Spending last night on a friend's Playstation 3 for some mindless fun, I discovered one of the plagues pestering modern gaming: difficulty scaling.
The principle of it seems pretty neat in theory. After a short calibration phase, everyone get's to play a game that is tailered to his specific skills. That way, everyone should be playing a game that is challenging, but neither frustatingly hard, nor overly easy.
The problem is though, that in reality, it doesn't work.
Now let's get back to the game I was playing:
Mortal Kombat vs. DC Universe. Specifically the two story modes.

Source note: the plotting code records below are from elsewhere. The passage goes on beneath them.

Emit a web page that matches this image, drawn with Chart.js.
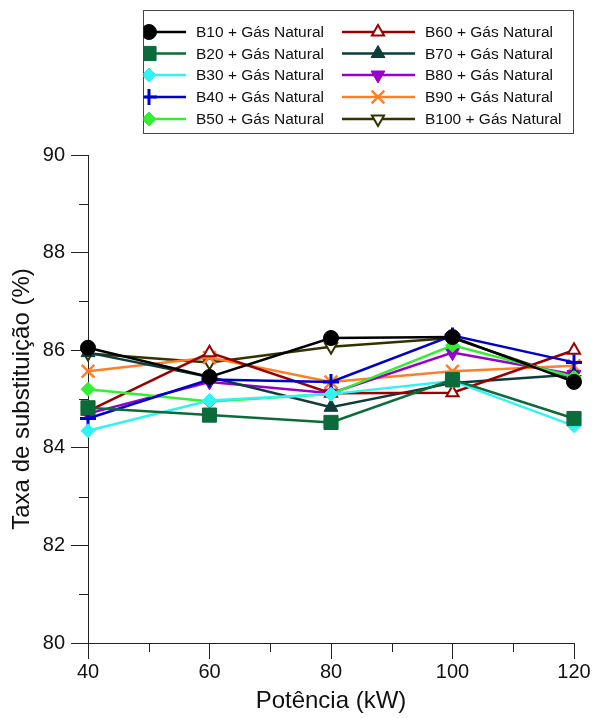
<!DOCTYPE html>
<html>
<head>
<meta charset="utf-8">
<script src="https://cdn.jsdelivr.net/npm/chart.js@4.4.1/dist/chart.umd.min.js"></script>
<style>
  html, body { margin: 0; padding: 0; background: #fff; }
  canvas { display: block; }
</style>
</head>
<body>
<canvas id="chart" width="596" height="718"></canvas>
<script>
const power = [40, 60, 80, 100, 120];
const xMinorTicks = [50, 70, 90, 110];
const yMinorTicks = [81, 83, 85, 87, 89];

const b10 = [86.05, 85.45, 86.25, 86.27, 85.35];
const b20 = [84.82, 84.67, 84.52, 85.40, 84.60];
const b30 = [84.35, 84.97, 85.10, 85.37, 84.45];
const b40 = [84.60, 85.40, 85.35, 86.30, 85.75];
const b50 = [85.20, 84.95, 85.10, 86.10, 85.45];
const b60 = [84.75, 85.95, 85.12, 85.13, 86.00];
const b70 = [85.95, 85.45, 84.83, 85.33, 85.50];
const b80 = [84.70, 85.35, 85.12, 85.95, 85.50];
const b90 = [85.57, 85.85, 85.35, 85.57, 85.68];
const b100 = [85.93, 85.75, 86.07, 86.25, 85.40];

const axisColor = '#222';
const font = 'Liberation Sans, Arial, sans-serif';

function series(label, values, color, style, opts) {
    return Object.assign({
        label: label,
        data: power.map((p, i) => ({ x: p, y: values[i] })),
        borderColor: color,
        backgroundColor: color,
        pointBackgroundColor: color,
        pointBorderColor: color,
        borderWidth: 2.5,
        pointStyle: style,
        pointRadius: 7,
        pointBorderWidth: 1,
        pointRotation: 0,
        clip: false
    }, opts || {});
}

const datasets = [
    series('B10 + Gás Natural', b10, '#000000', 'circle', { pointRadius: 7.5 }),
    series('B20 + Gás Natural', b20, '#0b6b3a', 'rect', { pointRadius: 10 }),
    series('B30 + Gás Natural', b30, '#33f2f2', 'rectRot'),
    series('B40 + Gás Natural', b40, '#0000cc', 'cross', { pointRadius: 8, pointBorderWidth: 3 }),
    series('B50 + Gás Natural', b50, '#33ee33', 'rectRot'),
    series('B60 + Gás Natural', b60, '#990000', 'triangle', { pointBackgroundColor: '#fff', pointBorderWidth: 2 }),
    series('B70 + Gás Natural', b70, '#0d3d3a', 'triangle', { pointRadius: 8 }),
    series('B80 + Gás Natural', b80, '#9900cc', 'triangle', { pointRadius: 8, pointRotation: 180 }),
    series('B90 + Gás Natural', b90, '#ff7f27', 'crossRot', { pointRadius: 9, pointBorderWidth: 2.5 }),
    series('B100 + Gás Natural', b100, '#333300', 'triangle', { pointBackgroundColor: '#fff', pointBorderWidth: 2, pointRotation: 180 })
];

// short ticks between the labelled ones
const minorTicks = {
    id: 'minorTicks',
    afterDraw(chart) {
        const { ctx, scales: { x, y } } = chart;
        ctx.save();
        ctx.strokeStyle = axisColor;
        ctx.lineWidth = 1;
        xMinorTicks.forEach(v => {
            const px = Math.round(x.getPixelForValue(v)) + 0.5;
            ctx.beginPath();
            ctx.moveTo(px, x.top);
            ctx.lineTo(px, x.top + 9);
            ctx.stroke();
        });
        yMinorTicks.forEach(v => {
            const py = Math.round(y.getPixelForValue(v)) + 0.5;
            ctx.beginPath();
            ctx.moveTo(y.right, py);
            ctx.lineTo(y.right - 9, py);
            ctx.stroke();
        });
        ctx.restore();
    }
};

// boxed legend, two columns filled top to bottom
const boxLegend = {
    id: 'boxLegend',
    afterDraw(chart) {
        const ctx = chart.ctx;
        const box = { left: 143.5, top: 10.5, right: 573.5, bottom: 133.5 };
        const cols = [
            { lineFrom: 145, lineTo: 186, marker: 149, text: 196 },
            { lineFrom: 342, lineTo: 415, marker: 378, text: 425 }
        ];
        const rowY = [32, 53.5, 75, 97, 119];
        ctx.save();
        ctx.strokeStyle = '#444';
        ctx.lineWidth = 1;
        ctx.strokeRect(box.left, box.top, box.right - box.left, box.bottom - box.top);
        ctx.beginPath();
        ctx.rect(box.left, box.top, box.right - box.left, box.bottom - box.top);
        ctx.clip();
        chart.data.datasets.forEach((ds, i) => {
            const col = cols[Math.floor(i / 5)];
            const y = rowY[i % 5];
            ctx.strokeStyle = ds.borderColor;
            ctx.lineWidth = 2.5;
            ctx.beginPath();
            ctx.moveTo(col.lineFrom, y);
            ctx.lineTo(col.lineTo, y);
            ctx.stroke();
            ctx.fillStyle = ds.pointBackgroundColor;
            ctx.strokeStyle = ds.pointBorderColor;
            ctx.lineWidth = ds.pointBorderWidth;
            Chart.helpers.drawPoint(ctx, {
                pointStyle: ds.pointStyle,
                radius: ds.pointRadius,
                rotation: ds.pointRotation,
                borderWidth: ds.pointBorderWidth
            }, col.marker, y);
            ctx.fillStyle = '#111';
            ctx.font = '15.5px ' + font;
            ctx.textBaseline = 'middle';
            ctx.textAlign = 'left';
            ctx.fillText(ds.label, col.text, y + 1);
        });
        ctx.restore();
    }
};

new Chart(document.getElementById('chart').getContext('2d'), {
    type: 'line',
    data: { datasets: datasets },
    options: {
        responsive: false,
        animation: false,
        devicePixelRatio: 1,
        layout: { padding: { top: 155, right: 22, bottom: 0, left: 0 } },
        plugins: { legend: { display: false }, tooltip: { enabled: false } },
        scales: {
            x: {
                type: 'linear',
                min: 40,
                max: 120,
                afterFit: s => { s.height = 75; },
                border: { display: true, color: axisColor, width: 1 },
                grid: { drawOnChartArea: false, drawTicks: true, tickLength: 16, color: axisColor },
                ticks: { stepSize: 20, padding: 1, color: '#111', font: { family: font, size: 20 } },
                title: { display: true, text: 'Potência (kW)', color: '#111', padding: { top: 0, bottom: 2 }, font: { family: font, size: 24 } }
            },
            y: {
                min: 80,
                max: 90,
                afterFit: s => { s.width = 88; },
                border: { display: true, color: axisColor, width: 1 },
                grid: { drawOnChartArea: false, drawTicks: true, tickLength: 17, color: axisColor },
                ticks: { stepSize: 2, padding: 6, color: '#111', font: { family: font, size: 20 } },
                title: { display: true, text: 'Taxa de substituição (%)', color: '#111', padding: { top: 8, bottom: 0 }, font: { family: font, size: 24 } }
            }
        }
    },
    plugins: [minorTicks, boxLegend]
});
</script>
</body>
</html>
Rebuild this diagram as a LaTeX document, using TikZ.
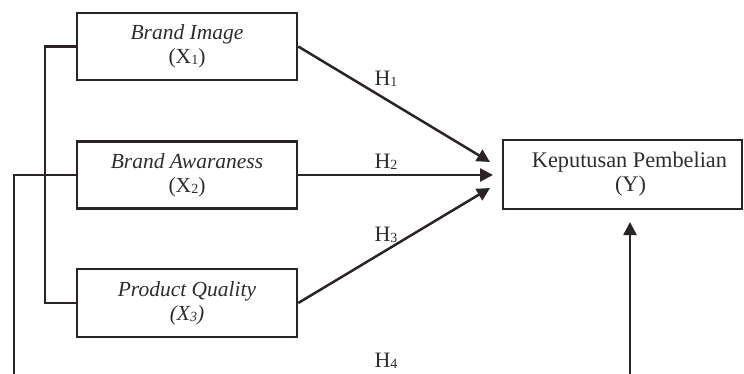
\documentclass[tikz,border=0pt]{standalone}
\usepackage{fontspec}
\setmainfont{Liberation Serif}
\usetikzlibrary{arrows.meta}
\definecolor{lc}{RGB}{42,36,36}
\definecolor{tc}{RGB}{45,45,45}
\newcommand{\subd}[1]{\raisebox{-1pt}{\fontsize{14}{14}\selectfont #1}}
\begin{document}
\begin{tikzpicture}[x=1pt,y=-1pt,
  box/.style={draw=lc, line width=2.5pt, minimum width=220pt, minimum height=67pt,
    inner sep=0pt, align=center, text=tc, font=\fontsize{21.5}{24}\selectfont},
  conn/.style={draw=lc, line width=2.5pt},
  arr/.style={conn, -{Triangle[length=13pt,width=13pt]}},
  hl/.style={inner sep=0pt, text=tc, font=\fontsize{22}{22}\selectfont}]
\useasboundingbox (0,0) rectangle (744,374);
\node[box] (bi) at (187,46.5) {\textit{Brand Image}\\(X\subd{1})};
\node[box] (ba) at (187,175) {\textit{Brand Awaraness}\\(X\subd{2})};
\node[box, minimum height=68pt] (pq) at (187,303) {\textit{Product Quality}\\\textit{(X\subd{3})}};
\node[box, minimum width=239pt, minimum height=69pt, font=\fontsize{22.3}{24}\selectfont] (y) at (622.5,174.5)
  {\hspace*{14pt}Keputusan Pembelian\\\hspace*{16pt}(Y)};
\coordinate (t1) at (490,162);
\coordinate (t2) at (493,175);
\coordinate (t3) at (490,188);
\coordinate (b1) at (45,46.5);
\coordinate (b2) at (45,303);
\coordinate (c1) at (14,175);
\coordinate (c2) at (14,375.2);
\coordinate (c3) at (630,375.2);
\coordinate (t4) at (630,222);
\draw[conn] (bi.west) -- (b1) -- (b2) -- (pq.west);
\draw[conn] (ba.west) -- (c1) -- (c2) -- (c3);
\draw[arr] (c3) -- (t4);
\draw[arr] (bi.east) -- (t1);
\draw[arr] (ba.east) -- (t2);
\draw[arr] (pq.east) -- (t3);
\node[hl] (h1) at (386,79) {H\subd{1}};
\node[hl] (h2) at (386,162) {H\subd{2}};
\node[hl] (h3) at (386,235) {H\subd{3}};
\node[hl] (h4) at (386,361) {H\subd{4}};
\end{tikzpicture}
\end{document}
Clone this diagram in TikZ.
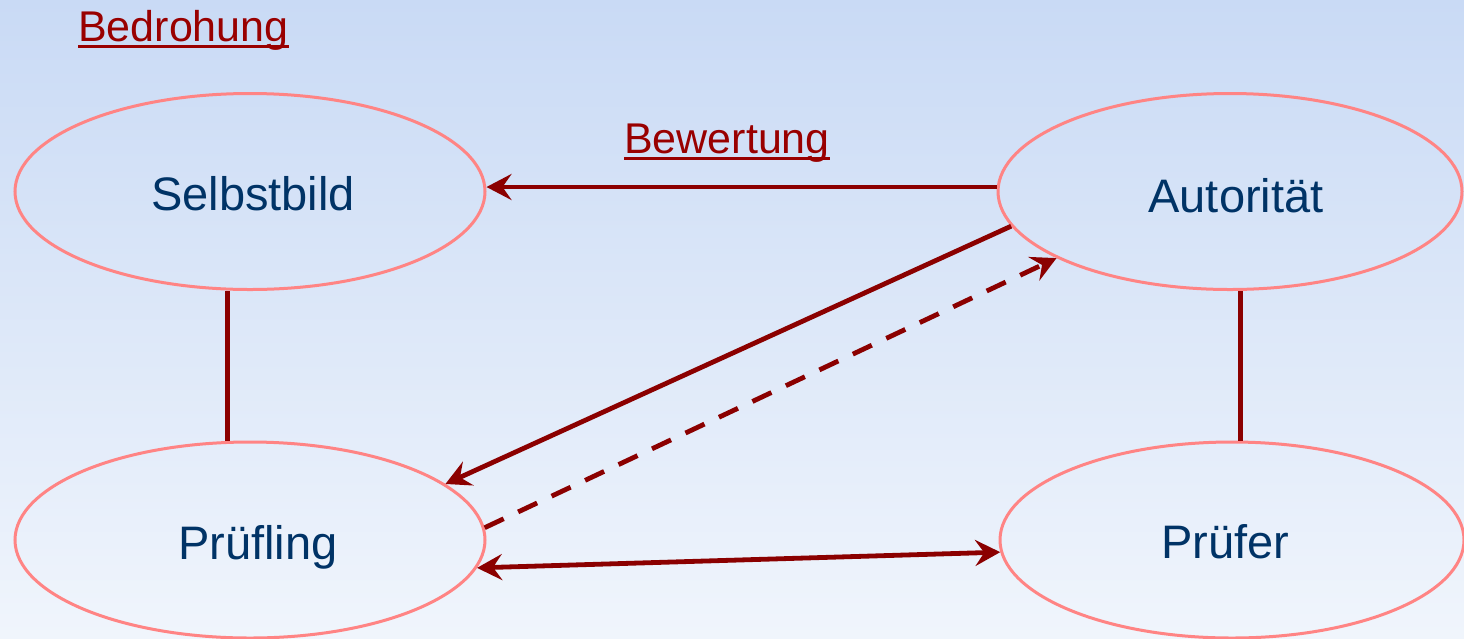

Nobody cares that the story is shallow, badly written, seriously badly dubbed in german and about four times the length it should have, as it has this one flaming flaw that overshadows everything else: the difficulty scaling, which overrides the difficulty setting you chose in the options menue.
The premise is that it starts of easy, but get's harder with every opponent you knock out, and gets easier everytime you have to press 'O' to continue after a lost fight. Now what really is borked with that is that the rise in skill is too steep, leading to following situation: You win three fights easily only uppercutting the oblivious enemies, but the fourth fight is suddenly extremely hard and the AI just kicks your sorry butt around the screen in one long combo until you're out.
Now beat'em-ups getting harder with each victory is pretty much the concept of the genre's single player mode from it's very beginnings, so I have no problem with that. In every other beat'em-up, a tough enemy is a means for me to hone the skills I have with that particular character I chose, learning new moves and tactics to overcome the opponent.
And this personal skill gain is completely defeated by the level scaling, as once I lose, I don't have to look for combos that give me the edge, but simply button mash the now miraculously retarded AI.
What's wrong with me chosing my level of challenge on my own via the options? Thank god only the story mode is plagued with that. So stay clear of it.
Another example of difficulty scaling done badly is the
Need for Speed series, especially since it went "underground": The AI rubber banding. That's what I call the phenonemon of the AI cars always being faster than you when they are behind you, but being slower when they are in front of you, causing the AI to oscillate around you like they were strapped to you with an invisible rubberband.
Again, in theory that system provides a challenge for every player, as you can't lose without hope of winning, but yet can't get away too easily. The problem is though, that again, it actually hinders the player in getting more skillful with the game. If you crash three fourths of the race in every object on and off the track, but drive the last fourth well, you win easily. If you blitz through a race but happen to get caught somewhere in the last corners, you lose. In some parts of the series, it went even so far that races were easier if you refused to upgrade your car.
Not only does this system, like most scaling systems, reward you for playing badly, but it also provides only a fake challenge, as once you're overtaken it's usually pretty easy to retake the lead from the AI which left their brains right at your rear bumper, unless they catch you late in the race.
Another bad example of scaling is
TES 4: Oblivion. I don't think I have to say more on that one.
Now, as I like to think myself as being fair, I'd like to share a list of games that did scaling well, and explain why. Only I couldn't think of one single game.